For post 1984 and pre 2009 divorce agreements, the decree or agreement must state all 3 of the following:
The noncustodial parent can claim the child as a dependent without regard to any condition, such as payment of support.
The custodial parent will not claim the child as a dependent for the year.
The years for which the noncustodial parent, rather than the custodial parent, can claim the child as a dependent.
If your divorce decree contains all of the information as required above, then your ex husband can still use that document to claim the child in the years that were assigned to him. It would have nothing to do with the amount of support he provides or how often he sees the child.
However, if your agreement does not contain all of the information as required, then from this point on he would need a signed Form 8332 to claim the child, or a similar signed statement that contained the same information.
Thank you sue
Hello, sorry to reply again, but YES this is what I read and was hoping to a clearer understanding on that you really didn't convey with regards XXXXX XXXXX Form 8332.

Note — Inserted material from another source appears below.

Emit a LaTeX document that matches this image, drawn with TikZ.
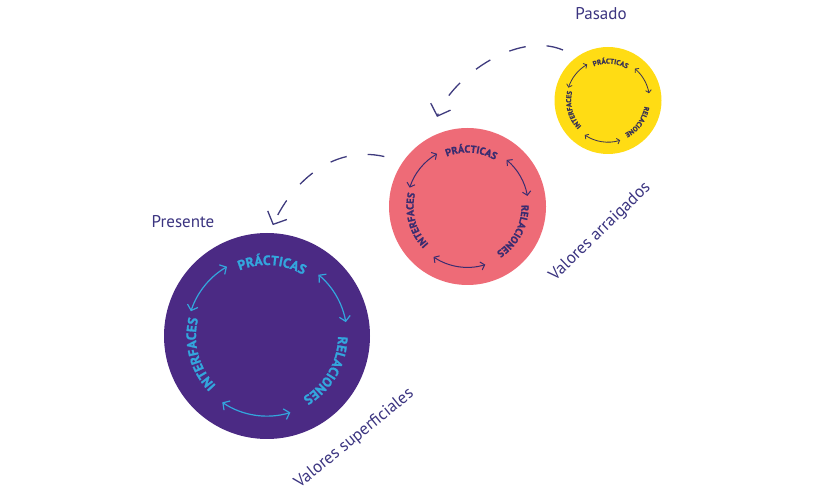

My agreement is basis and it just says that the Father will claim the child in the odd years and the Mother in the even years. Nothing written out like above. There's not stipulations, just basic so I'm confused on this form. Because it's so basic, I am "assuming" that although it is post 2009 for our divorce, he will still have to get my signature on that form 8332 PLUS I have the right to revoke that if he doesn't meet the requirements to claim the child. Which he doesn't. I could really use that deduction this year to do my circumstances and I have to maintain the home for the child, so can you just tell me if the wording you provided for the 3 items above is HOW the decree was suppose to be stated otherwise I have to sign this new 8332 form for him in 09?
Hello again sue,
Part of the problem in me or any other tax person giving you guidance on this is the fact that this is a new provision for 2009. So we really have no feedback yet as to what the IRS is accepting or not accepting on pre 2009 divorce decrees.
However, based on my interpretation of this new law, most pre 2009 decrees are not going to contain the required information, simply based on the fact that the IRS requires that there be a specific statement which says that the custodial parent agrees not to claim the child in the years awarded to the noncustodial parent. If such a statement is not in your decree, I believe that in itself makes the decree invalid for purposes of the non custodial parent claiming the child. In that case, he would need a signed form 8332 from you to continue claiming the child.
In all likelihood it may be that your former spouse still plans to claim the child, and there is nothing you can do of course to prevent him from doing that. However, based on the new law, I would suggest that you go ahead and file your return and claim the child. If your formers spouse files before you do, then if you try to file electronically, your return would be rejected, because the child's SS number will already be in the system. In that case what you will need to do is mail your return and you would attach a statement explaining the circumstances. In that statement you should tell the IRS that your divorce decree is no longer valid in respect to the child dependency claim due to the required information not being part of that document. Include a copy of the applicable pages from your decree.
After the IRS receives your return, they would then review the documentation and make a decision as to whether or not the decree contained the required information needed to allow your former spouse to claim the child. If the IRS agrees that the document does not contain the required information, they will disallow your former spouse's deduction and send him a notice to pay any additional taxes he owes along with interest and penalties.
Obviously this entire process will take longer than the normal time it usually takes to process a return. But this is the process you would need to follow. And hopefully once you establish the fact that your former spouse can no longer use this decree as his right to claim the child, then from here on out in future years he will likely not attempt to claim the child again and risk more penalties and interest being charged back to him.